DATASET EXTRACT —
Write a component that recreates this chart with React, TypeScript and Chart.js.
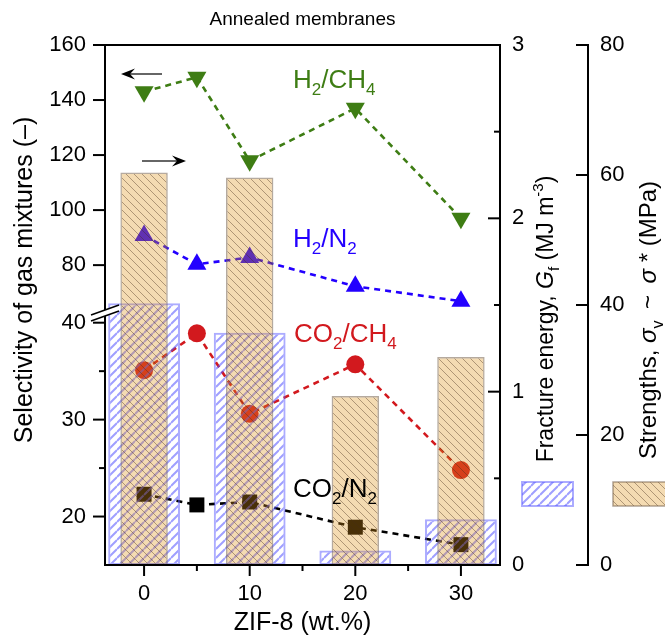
import React, { useEffect, useRef } from 'react';
import { Chart, registerables } from 'chart.js';
Chart.register(...registerables);

// ---------- data ----------
const zifLoading = [0, 5, 10, 20, 30];
const h2ch4 = [143.0, 148.3, 117.9, 137.0, 97.0];
const h2n2 = [90.8, 80.3, 82.8, 72.3, 66.9];
const co2ch4 = [35.1, 38.9, 30.6, 35.7, 24.8];
const co2n2 = [22.3, 21.2, 21.5, 18.9, 17.1];
const barLoading = [0, 10, 20, 30];
const fractureEnergy = [1.51, 1.34, 0.083, 0.264];
const strengths = [60.4, 59.6, 26.0, 32.0];
const xMajorTicks = [0, 10, 20, 30];
const xMinorTicks = [5, 15, 25];
const leftMajorTicks = [20, 30, 40, 80, 100, 120, 140, 160];
const leftMinorTicks = [25, 35];
const fractureMajorTicks = [0, 1, 2, 3];
const fractureMinorTicks = [0.5, 1.5, 2.5];
const strengthTicks = [0, 20, 40, 60, 80];

// ---------- broken left axis ----------
const LOW_MIN = 15;
const LOW_MAX = 41;
const HIGH_MIN = 62.6;
const HIGH_MAX = 160;
const HIGH_SCALE = 0.2839;
const brk = (v: number) => (v <= LOW_MAX ? v : LOW_MAX + (v - HIGH_MIN) * HIGH_SCALE);

const FONT = '"Liberation Sans", Arial, sans-serif';
const GREEN = 'rgb(62,125,20)';
const BLUE = 'rgb(35,0,255)';
const RED = 'rgb(210,25,30)';
const BLACK = '#000';

function makeHatch(size: number, bg: string | null, stroke: string, lw: number, dir: 'back' | 'fwd') {
  const c = document.createElement('canvas');
  c.width = size;
  c.height = size;
  const g = c.getContext('2d')!;
  if (bg) {
    g.fillStyle = bg;
    g.fillRect(0, 0, size, size);
  }
  g.strokeStyle = stroke;
  g.lineWidth = lw;
  g.beginPath();
  for (const k of [-1, 0, 1]) {
    if (dir === 'back') {
      g.moveTo(0, k * size);
      g.lineTo(size, k * size + size);
    } else {
      g.moveTo(0, k * size + size);
      g.lineTo(size, k * size);
    }
  }
  g.stroke();
  return g.createPattern(c, 'repeat')!;
}

type Seg = { t: string; sub?: boolean; sup?: boolean; it?: boolean };

function drawRich(
  ctx: CanvasRenderingContext2D,
  segs: Seg[],
  x: number,
  y: number,
  size: number,
  color: string,
  align: 'left' | 'center',
  rotate = 0
) {
  const small = Math.round(size * 0.66);
  const fontOf = (s: Seg) => `${s.it ? 'italic ' : ''}${s.sub || s.sup ? small : size}px ${FONT}`;
  ctx.save();
  ctx.translate(x, y);
  if (rotate) ctx.rotate(rotate);
  ctx.fillStyle = color;
  ctx.textBaseline = 'alphabetic';
  ctx.textAlign = 'left';
  let total = 0;
  const widths = segs.map((s) => {
    ctx.font = fontOf(s);
    const w = ctx.measureText(s.t).width;
    total += w;
    return w;
  });
  let cx = align === 'center' ? -total / 2 : 0;
  segs.forEach((s, i) => {
    ctx.font = fontOf(s);
    const dy = s.sub ? size * 0.28 : s.sup ? -size * 0.42 : 0;
    ctx.fillText(s.t, cx, dy);
    cx += widths[i];
  });
  ctx.restore();
}

function line(ctx: CanvasRenderingContext2D, x1: number, y1: number, x2: number, y2: number) {
  ctx.beginPath();
  ctx.moveTo(x1, y1);
  ctx.lineTo(x2, y2);
  ctx.stroke();
}

function arrow(ctx: CanvasRenderingContext2D, xFrom: number, xTo: number, y: number) {
  const dir = Math.sign(xTo - xFrom);
  ctx.save();
  ctx.strokeStyle = '#333';
  ctx.lineWidth = 1.6;
  line(ctx, xFrom, y, xTo - dir * 8, y);
  ctx.fillStyle = '#000';
  ctx.beginPath();
  ctx.moveTo(xTo, y);
  ctx.lineTo(xTo - dir * 14, y - 5.5);
  ctx.lineTo(xTo - dir * 9, y);
  ctx.lineTo(xTo - dir * 14, y + 5.5);
  ctx.closePath();
  ctx.fill();
  ctx.restore();
}

export default function App() {
  const ref = useRef<HTMLCanvasElement>(null);

  useEffect(() => {
    document.body.style.margin = '0';
    const canvas = ref.current!;
    const tanPattern = makeHatch(8, 'rgba(222,145,20,0.33)', 'rgba(70,45,25,0.4)', 1, 'back');
    const bluePattern = makeHatch(9, null, 'rgba(80,80,255,0.55)', 2, 'fwd');

    const decor = {
      id: 'decor',
      afterDatasetsDraw(chart: any) {
        const ctx: CanvasRenderingContext2D = chart.ctx;
        const { left, right, top, bottom } = chart.chartArea;
        const sx = chart.scales.x;
        const sy = chart.scales.y;
        const s1 = chart.scales.y1;
        const s2 = chart.scales.y2;
        ctx.save();
        ctx.strokeStyle = BLACK;
        ctx.lineWidth = 2;
        // frame
        ctx.strokeRect(left, top, right - left, bottom - top);
        // x ticks
        xMajorTicks.forEach((v) => line(ctx, sx.getPixelForValue(v), bottom, sx.getPixelForValue(v), bottom + 11));
        xMinorTicks.forEach((v) => line(ctx, sx.getPixelForValue(v), bottom, sx.getPixelForValue(v), bottom + 6));
        // left ticks
        leftMajorTicks.forEach((v) => line(ctx, left - 12, sy.getPixelForValue(brk(v)), left, sy.getPixelForValue(brk(v))));
        leftMinorTicks.forEach((v) => line(ctx, left - 6, sy.getPixelForValue(brk(v)), left, sy.getPixelForValue(brk(v))));
        // fracture ticks (inward)
        fractureMajorTicks.forEach((v) => line(ctx, right - 12, s1.getPixelForValue(v), right, s1.getPixelForValue(v)));
        fractureMinorTicks.forEach((v) => line(ctx, right - 6, s1.getPixelForValue(v), right, s1.getPixelForValue(v)));
        // strength axis
        const ax = s2.left;
        line(ctx, ax, s2.getPixelForValue(80) - 1, ax, s2.getPixelForValue(0) + 1);
        strengthTicks.forEach((v) => line(ctx, ax - 12, s2.getPixelForValue(v), ax, s2.getPixelForValue(v)));

        // axis break
        const yb = sy.getPixelForValue(LOW_MAX);
        const w = 14;
        const sl = 5;
        ctx.fillStyle = '#fff';
        ctx.beginPath();
        ctx.moveTo(left - w, yb - 3 + sl);
        ctx.lineTo(left + w, yb - 3 - sl);
        ctx.lineTo(left + w, yb + 3 - sl);
        ctx.lineTo(left - w, yb + 3 + sl);
        ctx.closePath();
        ctx.fill();
        ctx.lineWidth = 1.5;
        line(ctx, left - w, yb - 3 + sl, left + w, yb - 3 - sl);
        line(ctx, left - w, yb + 3 + sl, left + w, yb + 3 - sl);

        // series annotations
        drawRich(ctx, [{ t: 'H' }, { t: '2', sub: true }, { t: '/CH' }, { t: '4', sub: true }], 293, 88, 26, GREEN, 'left');
        drawRich(ctx, [{ t: 'H' }, { t: '2', sub: true }, { t: '/N' }, { t: '2', sub: true }], 293, 247, 26, BLUE, 'left');
        drawRich(ctx, [{ t: 'CO' }, { t: '2', sub: true }, { t: '/CH' }, { t: '4', sub: true }], 294, 342, 26, RED, 'left');
        drawRich(ctx, [{ t: 'CO' }, { t: '2', sub: true }, { t: '/N' }, { t: '2', sub: true }], 293, 497, 26, BLACK, 'left');

        // arrows
        arrow(ctx, 162, 121, 74);
        arrow(ctx, 142, 186, 161);

        // titles
        drawRich(ctx, [{ t: 'Annealed membranes' }], (left + right) / 2, 25, 19, BLACK, 'center');
        drawRich(ctx, [{ t: 'ZIF-8 (wt.%)' }], (left + right) / 2, 630, 25, BLACK, 'center');
        drawRich(ctx, [{ t: 'Selectivity of gas mixtures (\u2013)' }], 32, 280, 25, BLACK, 'center', -Math.PI / 2);
        drawRich(
          ctx,
          [
            { t: 'Fracture energy, ' },
            { t: 'G', it: true },
            { t: 'f', sub: true },
            { t: ' (MJ m' },
            { t: '-3', sup: true },
            { t: ')' },
          ],
          553,
          319,
          23,
          BLACK,
          'center',
          -Math.PI / 2
        );
        drawRich(
          ctx,
          [
            { t: 'Strengths, ' },
            { t: '\u03c3', it: true },
            { t: 'v', sub: true },
            { t: ' \u2009~\u2009 ' },
            { t: '\u03c3', it: true },
            { t: ' *' },
            { t: ' (MPa)' },
          ],
          656,
          320,
          24,
          BLACK,
          'center',
          -Math.PI / 2
        );

        // legend swatches
        ctx.fillStyle = bluePattern;
        ctx.fillRect(522, 482, 51, 24);
        ctx.strokeStyle = 'rgba(90,90,255,0.5)';
        ctx.lineWidth = 2;
        ctx.strokeRect(522, 482, 51, 24);
        ctx.fillStyle = tanPattern;
        ctx.fillRect(613, 482, 60, 24);
        ctx.strokeStyle = 'rgba(120,100,80,0.6)';
        ctx.lineWidth = 1.5;
        ctx.strokeRect(613, 482, 60, 24);
        ctx.restore();
      },
    };

    const tickFont = { family: FONT, size: 22 };
    const lineSeries = (label: string, vals: number[], color: string, style: string, radius: number, rotation: number, order: number) => ({
      type: 'line' as const,
      label,
      data: zifLoading.map((x, i) => ({ x, y: brk(vals[i]) })),
      xAxisID: 'x',
      yAxisID: 'y',
      borderColor: color,
      borderWidth: 2.6,
      borderDash: [6, 5],
      pointStyle: style,
      pointRadius: radius,
      pointRotation: rotation,
      pointBackgroundColor: color,
      pointBorderColor: color,
      pointBorderWidth: 0,
      tension: 0,
      fill: false,
      order,
    });

    const chart = new Chart(canvas, {
      type: 'bar',
      data: {
        datasets: [
          {
            type: 'bar',
            label: 'Strengths',
            data: barLoading.map((x, i) => ({ x, y: strengths[i] })),
            xAxisID: 'x',
            yAxisID: 'y2',
            backgroundColor: tanPattern,
            borderColor: 'rgba(120,100,80,0.55)',
            borderWidth: 1.5,
            borderSkipped: false,
            grouped: false,
            categoryPercentage: 1,
            barPercentage: 0.449,
            order: 0,
          } as any,
          {
            type: 'bar',
            label: 'Fracture energy',
            data: barLoading.map((x, i) => ({ x, y: fractureEnergy[i] })),
            xAxisID: 'x',
            yAxisID: 'y1',
            backgroundColor: bluePattern,
            borderColor: 'rgba(90,90,255,0.5)',
            borderWidth: 2,
            borderSkipped: false,
            grouped: false,
            categoryPercentage: 1,
            barPercentage: 0.68,
            order: 1,
          } as any,
          lineSeries('H2/CH4', h2ch4, GREEN, 'triangle', 11, 180, 2),
          lineSeries('H2/N2', h2n2, BLUE, 'triangle', 11, 0, 3),
          lineSeries('CO2/CH4', co2ch4, RED, 'circle', 9, 0, 4),
          lineSeries('CO2/N2', co2n2, BLACK, 'rect', 10.6, 0, 5),
        ],
      },
      options: {
        animation: false,
        responsive: false,
        devicePixelRatio: 1,
        layout: { padding: { top: 45, left: 0, right: 0, bottom: 0 } },
        plugins: { legend: { display: false }, tooltip: { enabled: false }, title: { display: false } },
        scales: {
          x: {
            type: 'linear',
            position: 'bottom',
            min: -3.7,
            max: 33.7,
            offset: false,
            grid: { display: false, drawTicks: false },
            border: { display: false },
            ticks: { font: tickFont, color: BLACK, padding: 16, autoSkip: false, maxRotation: 0 },
            afterBuildTicks: (s: any) => {
              s.ticks = xMajorTicks.map((v) => ({ value: v }));
            },
            afterFit: (s: any) => {
              s.height = 72;
            },
          },
          y: {
            type: 'linear',
            position: 'left',
            min: LOW_MIN,
            max: brk(HIGH_MAX),
            grid: { display: false, drawTicks: false },
            border: { display: false },
            ticks: {
              font: tickFont,
              color: BLACK,
              padding: 19,
              autoSkip: false,
              callback: (_v: any, i: number) => String(leftMajorTicks[i]),
            },
            afterBuildTicks: (s: any) => {
              s.ticks = leftMajorTicks.map((v) => ({ value: brk(v) }));
            },
            afterFit: (s: any) => {
              s.width = 105;
            },
          },
          y1: {
            type: 'linear',
            position: 'right',
            weight: 0,
            min: 0,
            max: 3,
            grid: { display: false, drawTicks: false },
            border: { display: false },
            ticks: { font: tickFont, color: BLACK, padding: 12, autoSkip: false },
            afterBuildTicks: (s: any) => {
              s.ticks = fractureMajorTicks.map((v) => ({ value: v }));
            },
            afterFit: (s: any) => {
              s.width = 88;
            },
          },
          y2: {
            type: 'linear',
            position: 'right',
            weight: 1,
            min: 0,
            max: 80,
            grid: { display: false, drawTicks: false },
            border: { display: false },
            ticks: { font: tickFont, color: BLACK, padding: 12, autoSkip: false },
            afterBuildTicks: (s: any) => {
              s.ticks = strengthTicks.map((v) => ({ value: v }));
            },
            afterFit: (s: any) => {
              s.width = 77;
            },
          },
        },
      } as any,
      plugins: [decor],
    });
    return () => chart.destroy();
  }, []);

  return (
    <div style={{ width: 665, height: 637, position: 'relative', background: '#fff' }}>
      <canvas ref={ref} width={665} height={637} style={{ display: 'block', width: 665, height: 637 }} />
    </div>
  );
}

WHAT IS ASKED — Write out exactly the lines between the start of the data and the line with "Chart.register(...registerables);", including both, but none of the pictures.

WRITTEN ANSWER —
Write a component that recreates this chart with React, TypeScript and Chart.js.
import React, { useEffect, useRef } from 'react';
import { Chart, registerables } from 'chart.js';
Chart.register(...registerables);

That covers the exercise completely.